Exercise details.
Begin with the line containing "Give me the" and end with the line containing "const fmt = p". Give those lines again exactly, leaving out the images.

━━━ Provided information

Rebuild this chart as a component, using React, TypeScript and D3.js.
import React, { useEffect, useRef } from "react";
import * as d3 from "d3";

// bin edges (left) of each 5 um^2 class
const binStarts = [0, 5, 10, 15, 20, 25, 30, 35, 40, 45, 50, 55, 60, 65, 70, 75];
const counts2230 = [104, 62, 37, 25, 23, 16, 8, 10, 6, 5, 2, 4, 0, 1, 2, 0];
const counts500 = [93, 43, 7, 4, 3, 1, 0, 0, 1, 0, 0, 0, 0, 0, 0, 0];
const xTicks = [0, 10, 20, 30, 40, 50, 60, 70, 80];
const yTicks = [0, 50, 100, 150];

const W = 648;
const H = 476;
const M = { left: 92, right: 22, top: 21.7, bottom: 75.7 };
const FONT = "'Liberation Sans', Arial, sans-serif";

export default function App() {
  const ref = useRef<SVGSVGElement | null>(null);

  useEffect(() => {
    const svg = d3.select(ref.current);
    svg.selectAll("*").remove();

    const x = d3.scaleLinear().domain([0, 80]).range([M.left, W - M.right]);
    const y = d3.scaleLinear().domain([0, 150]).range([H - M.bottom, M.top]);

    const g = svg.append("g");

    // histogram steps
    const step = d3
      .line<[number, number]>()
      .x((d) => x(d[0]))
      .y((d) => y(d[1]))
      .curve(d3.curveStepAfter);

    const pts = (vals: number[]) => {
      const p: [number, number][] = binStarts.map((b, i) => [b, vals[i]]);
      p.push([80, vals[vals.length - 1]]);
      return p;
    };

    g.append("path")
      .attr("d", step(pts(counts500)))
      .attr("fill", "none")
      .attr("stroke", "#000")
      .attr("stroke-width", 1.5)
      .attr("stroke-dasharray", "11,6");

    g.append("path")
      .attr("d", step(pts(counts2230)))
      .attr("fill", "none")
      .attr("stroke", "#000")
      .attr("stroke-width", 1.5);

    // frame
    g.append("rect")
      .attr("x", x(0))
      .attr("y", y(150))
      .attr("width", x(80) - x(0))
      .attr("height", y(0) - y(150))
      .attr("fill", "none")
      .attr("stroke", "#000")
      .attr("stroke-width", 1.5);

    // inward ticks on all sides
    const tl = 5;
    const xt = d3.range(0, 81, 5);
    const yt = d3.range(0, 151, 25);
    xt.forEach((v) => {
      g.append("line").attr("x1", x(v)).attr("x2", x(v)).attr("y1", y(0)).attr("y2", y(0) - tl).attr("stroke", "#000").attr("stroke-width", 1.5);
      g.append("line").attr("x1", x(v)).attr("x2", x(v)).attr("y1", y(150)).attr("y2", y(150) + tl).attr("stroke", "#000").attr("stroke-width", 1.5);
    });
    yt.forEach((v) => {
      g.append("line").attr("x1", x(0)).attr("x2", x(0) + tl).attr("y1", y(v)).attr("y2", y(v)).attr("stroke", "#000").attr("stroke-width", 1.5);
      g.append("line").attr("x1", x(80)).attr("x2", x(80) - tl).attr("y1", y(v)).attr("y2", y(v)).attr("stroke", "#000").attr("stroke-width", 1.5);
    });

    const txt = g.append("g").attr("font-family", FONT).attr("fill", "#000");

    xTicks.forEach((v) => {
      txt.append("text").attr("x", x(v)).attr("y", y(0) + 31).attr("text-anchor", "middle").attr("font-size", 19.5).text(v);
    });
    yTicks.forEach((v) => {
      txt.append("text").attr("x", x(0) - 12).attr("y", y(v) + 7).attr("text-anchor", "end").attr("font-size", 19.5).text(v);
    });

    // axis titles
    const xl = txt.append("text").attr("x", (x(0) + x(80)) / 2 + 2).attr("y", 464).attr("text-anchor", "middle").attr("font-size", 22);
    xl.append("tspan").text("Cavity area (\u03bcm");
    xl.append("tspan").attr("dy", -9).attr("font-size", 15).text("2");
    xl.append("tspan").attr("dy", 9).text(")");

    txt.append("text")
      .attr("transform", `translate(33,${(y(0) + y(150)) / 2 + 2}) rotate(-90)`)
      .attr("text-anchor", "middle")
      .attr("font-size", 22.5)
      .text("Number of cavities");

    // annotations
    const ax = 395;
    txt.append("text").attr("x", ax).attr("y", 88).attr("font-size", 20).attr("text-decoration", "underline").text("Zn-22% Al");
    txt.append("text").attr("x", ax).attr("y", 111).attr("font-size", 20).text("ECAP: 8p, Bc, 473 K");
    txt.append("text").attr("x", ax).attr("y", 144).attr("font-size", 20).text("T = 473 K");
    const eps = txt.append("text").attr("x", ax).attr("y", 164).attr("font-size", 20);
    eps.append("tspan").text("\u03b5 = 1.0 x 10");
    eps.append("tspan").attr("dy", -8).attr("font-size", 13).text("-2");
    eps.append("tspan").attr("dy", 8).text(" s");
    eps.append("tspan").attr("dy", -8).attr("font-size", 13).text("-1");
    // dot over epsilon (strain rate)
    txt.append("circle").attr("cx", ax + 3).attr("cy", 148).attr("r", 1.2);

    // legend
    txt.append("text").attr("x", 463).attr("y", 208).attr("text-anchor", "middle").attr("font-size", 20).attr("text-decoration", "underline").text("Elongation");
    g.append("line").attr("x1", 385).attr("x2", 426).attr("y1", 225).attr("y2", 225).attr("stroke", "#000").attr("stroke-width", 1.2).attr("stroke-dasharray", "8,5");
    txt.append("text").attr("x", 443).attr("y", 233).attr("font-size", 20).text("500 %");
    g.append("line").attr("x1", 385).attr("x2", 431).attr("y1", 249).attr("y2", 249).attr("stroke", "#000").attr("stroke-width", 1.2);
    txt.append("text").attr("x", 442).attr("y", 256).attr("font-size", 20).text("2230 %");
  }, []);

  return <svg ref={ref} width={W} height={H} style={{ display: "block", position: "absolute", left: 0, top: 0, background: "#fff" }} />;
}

━━━━━━
━━━ Provided information

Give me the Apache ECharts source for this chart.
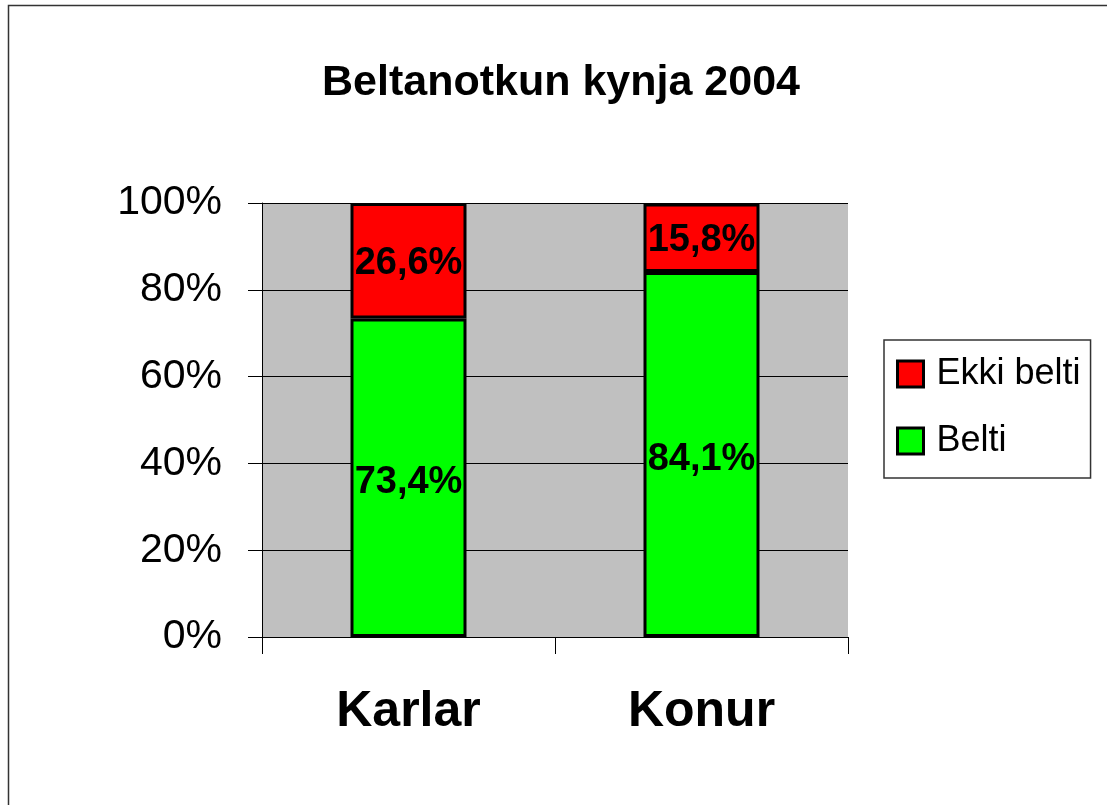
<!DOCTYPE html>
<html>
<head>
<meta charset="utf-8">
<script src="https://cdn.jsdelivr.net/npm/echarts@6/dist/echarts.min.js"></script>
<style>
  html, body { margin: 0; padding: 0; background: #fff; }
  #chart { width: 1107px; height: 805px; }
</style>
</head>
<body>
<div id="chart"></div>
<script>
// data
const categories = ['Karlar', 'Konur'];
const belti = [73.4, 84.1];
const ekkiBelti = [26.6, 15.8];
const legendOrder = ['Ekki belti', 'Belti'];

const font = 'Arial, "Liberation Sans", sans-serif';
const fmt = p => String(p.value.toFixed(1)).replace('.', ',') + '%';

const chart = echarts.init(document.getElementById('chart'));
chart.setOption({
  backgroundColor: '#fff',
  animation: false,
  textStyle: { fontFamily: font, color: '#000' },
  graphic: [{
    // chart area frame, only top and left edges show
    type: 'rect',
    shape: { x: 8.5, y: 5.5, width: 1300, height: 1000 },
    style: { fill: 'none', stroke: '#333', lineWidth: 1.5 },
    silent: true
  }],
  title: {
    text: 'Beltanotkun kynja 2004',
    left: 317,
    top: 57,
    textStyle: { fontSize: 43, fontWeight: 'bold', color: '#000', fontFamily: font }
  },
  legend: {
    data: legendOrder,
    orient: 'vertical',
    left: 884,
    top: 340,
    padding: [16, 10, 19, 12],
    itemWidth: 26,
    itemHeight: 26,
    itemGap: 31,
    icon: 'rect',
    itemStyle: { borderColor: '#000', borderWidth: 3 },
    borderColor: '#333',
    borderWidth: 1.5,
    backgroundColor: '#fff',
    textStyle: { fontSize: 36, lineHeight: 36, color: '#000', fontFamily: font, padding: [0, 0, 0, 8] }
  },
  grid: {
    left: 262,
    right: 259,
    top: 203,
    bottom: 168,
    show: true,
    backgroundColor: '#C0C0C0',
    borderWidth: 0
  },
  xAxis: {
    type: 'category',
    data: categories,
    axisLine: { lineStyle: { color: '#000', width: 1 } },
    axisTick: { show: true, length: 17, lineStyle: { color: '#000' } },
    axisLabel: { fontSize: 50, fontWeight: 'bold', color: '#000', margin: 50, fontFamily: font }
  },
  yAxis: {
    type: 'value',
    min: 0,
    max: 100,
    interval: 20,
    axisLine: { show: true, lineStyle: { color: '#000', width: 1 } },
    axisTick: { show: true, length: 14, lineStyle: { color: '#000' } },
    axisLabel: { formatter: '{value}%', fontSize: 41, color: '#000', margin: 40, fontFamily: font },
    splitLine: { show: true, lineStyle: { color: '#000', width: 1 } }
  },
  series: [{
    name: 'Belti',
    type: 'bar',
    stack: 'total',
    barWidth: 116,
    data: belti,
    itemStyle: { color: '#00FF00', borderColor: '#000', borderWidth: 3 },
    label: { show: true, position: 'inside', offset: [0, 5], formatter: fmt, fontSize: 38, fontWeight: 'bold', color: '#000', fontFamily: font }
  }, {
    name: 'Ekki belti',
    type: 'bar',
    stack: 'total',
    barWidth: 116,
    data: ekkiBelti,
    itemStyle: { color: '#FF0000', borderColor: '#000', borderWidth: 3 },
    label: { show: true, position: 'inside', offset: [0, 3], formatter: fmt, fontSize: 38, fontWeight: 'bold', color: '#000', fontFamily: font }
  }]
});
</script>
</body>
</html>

━━━━━━

The solution.
Give me the Apache ECharts source for this chart.
<!DOCTYPE html>
<html>
<head>
<meta charset="utf-8">
<script src="https://cdn.jsdelivr.net/npm/echarts@6/dist/echarts.min.js"></script>
<style>
  html, body { margin: 0; padding: 0; background: #fff; }
  #chart { width: 1107px; height: 805px; }
</style>
</head>
<body>
<div id="chart"></div>
<script>
// data
const categories = ['Karlar', 'Konur'];
const belti = [73.4, 84.1];
const ekkiBelti = [26.6, 15.8];
const legendOrder = ['Ekki belti', 'Belti'];

const font = 'Arial, "Liberation Sans", sans-serif';
const fmt = p => String(p.value.toFixed(1)).replace('.', ',') + '%';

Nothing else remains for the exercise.